XCENA Raises $135M to Put AI Compute Inside the Memory Module
XCENA closed a $135 million Series B at a $570 million valuation. Total funding is now $185 million. The Seoul and Sunnyvale startup makes a chip called MX1 that processes AI inference workloads from inside the memory module, not the GPU.
The Bet
XCENA's thesis is simple: AI inference is a memory problem, not a compute problem. As models grow, the bottleneck moves from raw compute to how fast you can move data between memory and processor. MX1 attempts to sidestep that bottleneck by doing the work where the data already lives.
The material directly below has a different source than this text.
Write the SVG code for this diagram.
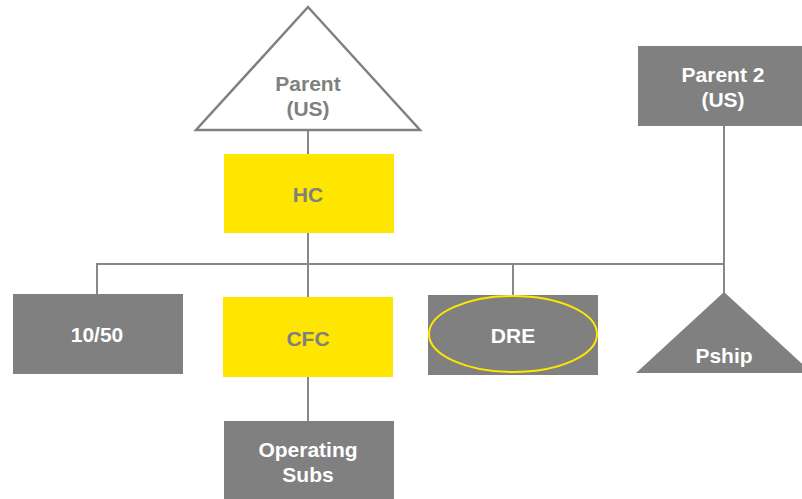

The chip connects to a server's CPU via CXL (Compute Express Link), a relatively new interconnect standard designed for exactly this kind of memory-attached compute. MX1 handles preprocessing, KV cache management, and data caching directly within the memory module.
XCENA claims this cuts server requirements by 10x. A workload requiring 10 servers could theoretically run on one.
That's a large claim for a prototype.
The Hardware
MX1 runs thousands of cores built on RISC-V, the open-source chip architecture that's become common in custom silicon. XCENA designs its own memory hierarchy, interconnect bus, and DRAM controller internally. That level of vertical integration is unusual for a 3-year-old company with 90 staff.
The team has the background for it. CEO Jin Kim, CTO Dohun Kim, and CPO Harry Juhyun Kim all came from Samsung and SK Hynix. They founded XCENA in 2022. Memory architecture is not a new domain for them.
Mass production is scheduled on Samsung foundry lines by end of 2026. Revenue is expected to start in 2027.
The Market
XCENA is not alone in the memory connectivity space. Astera Labs and Marvell are the established players in CXL-adjacent infrastructure. Both are larger, better funded, and already shipping. XCENA is entering a market with real competition and doing so with a chip that hasn't left prototype status yet.
The Series B was co-led by Atinum and IMM Investment, with participation from Corstone Asia, SBI Investment, and Mirae Asset Capital. The investor list is primarily Korean, which tracks with the company's roots in Pangyo.
What It Means
The near-memory compute idea has been circulating for years. CXL gives it a real interconnect standard to build on. If MX1 ships on schedule and the 10x server reduction holds under production conditions, XCENA's valuation will look reasonable. If either slips, $570 million is a lot of weight on a prototype.
The 2027 revenue window gives them time. Not a lot of it.